> [Supplied information]:
┏━━

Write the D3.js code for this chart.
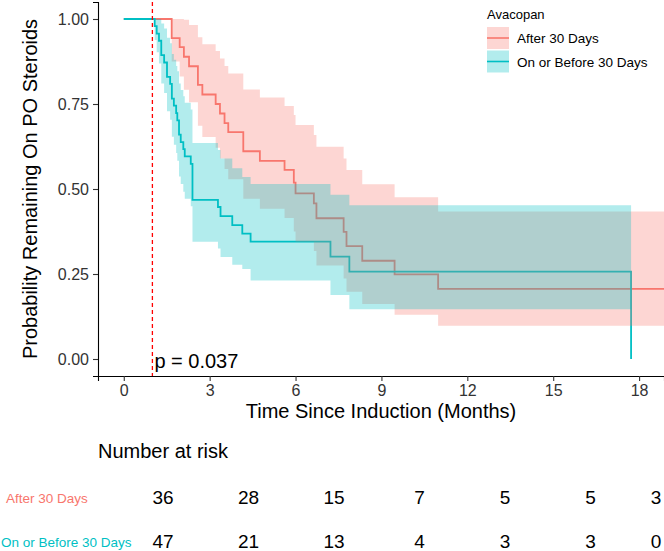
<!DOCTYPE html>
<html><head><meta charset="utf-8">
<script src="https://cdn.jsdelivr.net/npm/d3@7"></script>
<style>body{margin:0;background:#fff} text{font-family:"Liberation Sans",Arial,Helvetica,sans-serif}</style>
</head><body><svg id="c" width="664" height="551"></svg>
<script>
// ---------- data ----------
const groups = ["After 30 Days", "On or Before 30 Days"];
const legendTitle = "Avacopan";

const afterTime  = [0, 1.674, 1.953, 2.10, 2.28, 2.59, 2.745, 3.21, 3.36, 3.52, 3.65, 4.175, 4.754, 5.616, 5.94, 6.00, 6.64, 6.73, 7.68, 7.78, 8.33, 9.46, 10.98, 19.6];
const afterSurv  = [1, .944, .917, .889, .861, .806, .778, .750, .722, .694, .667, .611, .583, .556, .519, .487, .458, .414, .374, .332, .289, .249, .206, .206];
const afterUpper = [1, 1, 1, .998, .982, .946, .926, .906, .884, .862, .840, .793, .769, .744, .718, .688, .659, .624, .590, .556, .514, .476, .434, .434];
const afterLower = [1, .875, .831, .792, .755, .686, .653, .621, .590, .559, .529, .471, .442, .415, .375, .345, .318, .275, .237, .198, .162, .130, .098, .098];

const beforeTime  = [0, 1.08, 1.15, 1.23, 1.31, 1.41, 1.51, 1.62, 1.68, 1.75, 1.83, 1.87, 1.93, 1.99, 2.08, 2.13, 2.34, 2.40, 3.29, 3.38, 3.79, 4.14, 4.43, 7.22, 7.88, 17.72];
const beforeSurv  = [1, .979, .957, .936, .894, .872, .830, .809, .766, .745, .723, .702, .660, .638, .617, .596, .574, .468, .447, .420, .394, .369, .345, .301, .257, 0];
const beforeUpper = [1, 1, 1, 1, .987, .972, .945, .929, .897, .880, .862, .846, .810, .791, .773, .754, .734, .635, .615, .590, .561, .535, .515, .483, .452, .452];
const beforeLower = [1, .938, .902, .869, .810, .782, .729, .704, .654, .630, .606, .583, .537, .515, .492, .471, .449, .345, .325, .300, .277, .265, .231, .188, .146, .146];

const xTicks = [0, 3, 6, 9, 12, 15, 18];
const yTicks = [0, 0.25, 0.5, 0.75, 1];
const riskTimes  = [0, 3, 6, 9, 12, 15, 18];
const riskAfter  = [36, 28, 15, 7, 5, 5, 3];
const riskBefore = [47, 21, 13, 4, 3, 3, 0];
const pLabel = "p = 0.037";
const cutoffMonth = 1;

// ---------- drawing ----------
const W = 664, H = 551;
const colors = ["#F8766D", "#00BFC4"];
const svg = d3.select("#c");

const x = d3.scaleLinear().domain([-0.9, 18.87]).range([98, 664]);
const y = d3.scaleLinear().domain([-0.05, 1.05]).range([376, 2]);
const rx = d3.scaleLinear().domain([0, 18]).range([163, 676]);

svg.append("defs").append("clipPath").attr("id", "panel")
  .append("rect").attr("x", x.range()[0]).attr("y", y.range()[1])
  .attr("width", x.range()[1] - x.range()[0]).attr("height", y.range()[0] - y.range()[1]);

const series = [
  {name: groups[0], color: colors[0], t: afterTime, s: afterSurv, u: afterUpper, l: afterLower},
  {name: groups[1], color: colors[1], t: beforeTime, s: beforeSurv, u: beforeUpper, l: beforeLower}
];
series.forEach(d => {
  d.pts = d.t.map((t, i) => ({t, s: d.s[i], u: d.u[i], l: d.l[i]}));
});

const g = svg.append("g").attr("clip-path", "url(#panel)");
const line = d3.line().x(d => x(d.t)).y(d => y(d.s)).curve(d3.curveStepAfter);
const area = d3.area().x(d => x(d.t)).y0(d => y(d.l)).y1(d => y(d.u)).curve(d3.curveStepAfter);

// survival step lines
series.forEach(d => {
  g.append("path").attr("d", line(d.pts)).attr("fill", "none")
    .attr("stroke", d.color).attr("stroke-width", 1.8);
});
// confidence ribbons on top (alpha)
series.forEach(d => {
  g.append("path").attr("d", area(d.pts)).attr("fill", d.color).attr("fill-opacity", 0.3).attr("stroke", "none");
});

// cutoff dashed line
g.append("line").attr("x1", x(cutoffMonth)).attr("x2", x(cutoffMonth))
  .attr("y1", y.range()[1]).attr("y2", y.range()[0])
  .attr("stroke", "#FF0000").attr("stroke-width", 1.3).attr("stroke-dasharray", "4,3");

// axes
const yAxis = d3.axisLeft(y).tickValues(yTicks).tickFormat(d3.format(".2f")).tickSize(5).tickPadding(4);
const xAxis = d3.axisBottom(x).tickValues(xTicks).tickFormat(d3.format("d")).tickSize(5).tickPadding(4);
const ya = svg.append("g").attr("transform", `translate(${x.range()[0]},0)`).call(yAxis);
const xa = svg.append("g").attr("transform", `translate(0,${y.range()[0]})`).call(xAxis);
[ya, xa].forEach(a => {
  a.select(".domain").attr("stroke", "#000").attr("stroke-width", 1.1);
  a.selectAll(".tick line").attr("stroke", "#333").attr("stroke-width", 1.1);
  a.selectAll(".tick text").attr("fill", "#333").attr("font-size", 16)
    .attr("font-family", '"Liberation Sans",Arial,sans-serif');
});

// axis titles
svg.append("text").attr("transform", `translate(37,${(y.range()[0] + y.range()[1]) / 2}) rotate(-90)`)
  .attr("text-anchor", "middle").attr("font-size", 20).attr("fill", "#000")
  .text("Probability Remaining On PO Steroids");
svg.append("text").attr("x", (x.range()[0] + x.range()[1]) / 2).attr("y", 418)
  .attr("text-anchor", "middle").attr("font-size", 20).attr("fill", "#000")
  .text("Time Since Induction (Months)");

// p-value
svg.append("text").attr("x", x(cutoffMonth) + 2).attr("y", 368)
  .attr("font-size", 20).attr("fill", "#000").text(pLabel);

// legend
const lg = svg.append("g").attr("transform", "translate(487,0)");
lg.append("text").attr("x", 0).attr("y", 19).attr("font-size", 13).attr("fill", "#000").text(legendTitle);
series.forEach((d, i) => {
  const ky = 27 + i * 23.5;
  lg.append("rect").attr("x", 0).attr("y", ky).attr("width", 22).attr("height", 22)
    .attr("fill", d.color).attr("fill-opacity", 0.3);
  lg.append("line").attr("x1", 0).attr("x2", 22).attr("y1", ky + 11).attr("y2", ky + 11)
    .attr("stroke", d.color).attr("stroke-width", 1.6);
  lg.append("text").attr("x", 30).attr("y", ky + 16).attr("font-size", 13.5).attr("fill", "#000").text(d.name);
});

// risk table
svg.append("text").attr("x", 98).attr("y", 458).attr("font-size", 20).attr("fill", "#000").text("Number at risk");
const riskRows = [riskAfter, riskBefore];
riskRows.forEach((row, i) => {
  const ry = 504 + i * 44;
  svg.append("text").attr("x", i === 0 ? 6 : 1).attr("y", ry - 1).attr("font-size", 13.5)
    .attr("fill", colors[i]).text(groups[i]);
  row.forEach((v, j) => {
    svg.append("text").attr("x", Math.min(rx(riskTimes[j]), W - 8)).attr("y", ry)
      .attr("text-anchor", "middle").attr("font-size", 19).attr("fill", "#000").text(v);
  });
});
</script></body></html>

┗━━

> [What the task asks]: Copy the material above exactly and drop the pictures.

> [The completed task]:
Write the D3.js code for this chart.
<!DOCTYPE html>
<html><head><meta charset="utf-8">
<script src="https://cdn.jsdelivr.net/npm/d3@7"></script>
<style>body{margin:0;background:#fff} text{font-family:"Liberation Sans",Arial,Helvetica,sans-serif}</style>
</head><body><svg id="c" width="664" height="551"></svg>
<script>
// ---------- data ----------
const groups = ["After 30 Days", "On or Before 30 Days"];
const legendTitle = "Avacopan";

const afterTime  = [0, 1.674, 1.953, 2.10, 2.28, 2.59, 2.745, 3.21, 3.36, 3.52, 3.65, 4.175, 4.754, 5.616, 5.94, 6.00, 6.64, 6.73, 7.68, 7.78, 8.33, 9.46, 10.98, 19.6];
const afterSurv  = [1, .944, .917, .889, .861, .806, .778, .750, .722, .694, .667, .611, .583, .556, .519, .487, .458, .414, .374, .332, .289, .249, .206, .206];
const afterUpper = [1, 1, 1, .998, .982, .946, .926, .906, .884, .862, .840, .793, .769, .744, .718, .688, .659, .624, .590, .556, .514, .476, .434, .434];
const afterLower = [1, .875, .831, .792, .755, .686, .653, .621, .590, .559, .529, .471, .442, .415, .375, .345, .318, .275, .237, .198, .162, .130, .098, .098];

const beforeTime  = [0, 1.08, 1.15, 1.23, 1.31, 1.41, 1.51, 1.62, 1.68, 1.75, 1.83, 1.87, 1.93, 1.99, 2.08, 2.13, 2.34, 2.40, 3.29, 3.38, 3.79, 4.14, 4.43, 7.22, 7.88, 17.72];
const beforeSurv  = [1, .979, .957, .936, .894, .872, .830, .809, .766, .745, .723, .702, .660, .638, .617, .596, .574, .468, .447, .420, .394, .369, .345, .301, .257, 0];
const beforeUpper = [1, 1, 1, 1, .987, .972, .945, .929, .897, .880, .862, .846, .810, .791, .773, .754, .734, .635, .615, .590, .561, .535, .515, .483, .452, .452];
const beforeLower = [1, .938, .902, .869, .810, .782, .729, .704, .654, .630, .606, .583, .537, .515, .492, .471, .449, .345, .325, .300, .277, .265, .231, .188, .146, .146];

const xTicks = [0, 3, 6, 9, 12, 15, 18];
const yTicks = [0, 0.25, 0.5, 0.75, 1];
const riskTimes  = [0, 3, 6, 9, 12, 15, 18];
const riskAfter  = [36, 28, 15, 7, 5, 5, 3];
const riskBefore = [47, 21, 13, 4, 3, 3, 0];
const pLabel = "p = 0.037";
const cutoffMonth = 1;

// ---------- drawing ----------
const W = 664, H = 551;
const colors = ["#F8766D", "#00BFC4"];
const svg = d3.select("#c");

const x = d3.scaleLinear().domain([-0.9, 18.87]).range([98, 664]);
const y = d3.scaleLinear().domain([-0.05, 1.05]).range([376, 2]);
const rx = d3.scaleLinear().domain([0, 18]).range([163, 676]);

svg.append("defs").append("clipPath").attr("id", "panel")
  .append("rect").attr("x", x.range()[0]).attr("y", y.range()[1])
  .attr("width", x.range()[1] - x.range()[0]).attr("height", y.range()[0] - y.range()[1]);

const series = [
  {name: groups[0], color: colors[0], t: afterTime, s: afterSurv, u: afterUpper, l: afterLower},
  {name: groups[1], color: colors[1], t: beforeTime, s: beforeSurv, u: beforeUpper, l: beforeLower}
];
series.forEach(d => {
  d.pts = d.t.map((t, i) => ({t, s: d.s[i], u: d.u[i], l: d.l[i]}));
});

const g = svg.append("g").attr("clip-path", "url(#panel)");
const line = d3.line().x(d => x(d.t)).y(d => y(d.s)).curve(d3.curveStepAfter);
const area = d3.area().x(d => x(d.t)).y0(d => y(d.l)).y1(d => y(d.u)).curve(d3.curveStepAfter);

// survival step lines
series.forEach(d => {
  g.append("path").attr("d", line(d.pts)).attr("fill", "none")
    .attr("stroke", d.color).attr("stroke-width", 1.8);
});
// confidence ribbons on top (alpha)
series.forEach(d => {
  g.append("path").attr("d", area(d.pts)).attr("fill", d.color).attr("fill-opacity", 0.3).attr("stroke", "none");
});

// cutoff dashed line
g.append("line").attr("x1", x(cutoffMonth)).attr("x2", x(cutoffMonth))
  .attr("y1", y.range()[1]).attr("y2", y.range()[0])
  .attr("stroke", "#FF0000").attr("stroke-width", 1.3).attr("stroke-dasharray", "4,3");

// axes
const yAxis = d3.axisLeft(y).tickValues(yTicks).tickFormat(d3.format(".2f")).tickSize(5).tickPadding(4);
const xAxis = d3.axisBottom(x).tickValues(xTicks).tickFormat(d3.format("d")).tickSize(5).tickPadding(4);
const ya = svg.append("g").attr("transform", `translate(${x.range()[0]},0)`).call(yAxis);
const xa = svg.append("g").attr("transform", `translate(0,${y.range()[0]})`).call(xAxis);
[ya, xa].forEach(a => {
  a.select(".domain").attr("stroke", "#000").attr("stroke-width", 1.1);
  a.selectAll(".tick line").attr("stroke", "#333").attr("stroke-width", 1.1);
  a.selectAll(".tick text").attr("fill", "#333").attr("font-size", 16)
    .attr("font-family", '"Liberation Sans",Arial,sans-serif');
});

// axis titles
svg.append("text").attr("transform", `translate(37,${(y.range()[0] + y.range()[1]) / 2}) rotate(-90)`)
  .attr("text-anchor", "middle").attr("font-size", 20).attr("fill", "#000")
  .text("Probability Remaining On PO Steroids");
svg.append("text").attr("x", (x.range()[0] + x.range()[1]) / 2).attr("y", 418)
  .attr("text-anchor", "middle").attr("font-size", 20).attr("fill", "#000")
  .text("Time Since Induction (Months)");

// p-value
svg.append("text").attr("x", x(cutoffMonth) + 2).attr("y", 368)
  .attr("font-size", 20).attr("fill", "#000").text(pLabel);

// legend
const lg = svg.append("g").attr("transform", "translate(487,0)");
lg.append("text").attr("x", 0).attr("y", 19).attr("font-size", 13).attr("fill", "#000").text(legendTitle);
series.forEach((d, i) => {
  const ky = 27 + i * 23.5;
  lg.append("rect").attr("x", 0).attr("y", ky).attr("width", 22).attr("height", 22)
    .attr("fill", d.color).attr("fill-opacity", 0.3);
  lg.append("line").attr("x1", 0).attr("x2", 22).attr("y1", ky + 11).attr("y2", ky + 11)
    .attr("stroke", d.color).attr("stroke-width", 1.6);
  lg.append("text").attr("x", 30).attr("y", ky + 16).attr("font-size", 13.5).attr("fill", "#000").text(d.name);
});

// risk table
svg.append("text").attr("x", 98).attr("y", 458).attr("font-size", 20).attr("fill", "#000").text("Number at risk");
const riskRows = [riskAfter, riskBefore];
riskRows.forEach((row, i) => {
  const ry = 504 + i * 44;
  svg.append("text").attr("x", i === 0 ? 6 : 1).attr("y", ry - 1).attr("font-size", 13.5)
    .attr("fill", colors[i]).text(groups[i]);
  row.forEach((v, j) => {
    svg.append("text").attr("x", Math.min(rx(riskTimes[j]), W - 8)).attr("y", ry)
      .attr("text-anchor", "middle").attr("font-size", 19).attr("fill", "#000").text(v);
  });
});
</script></body></html>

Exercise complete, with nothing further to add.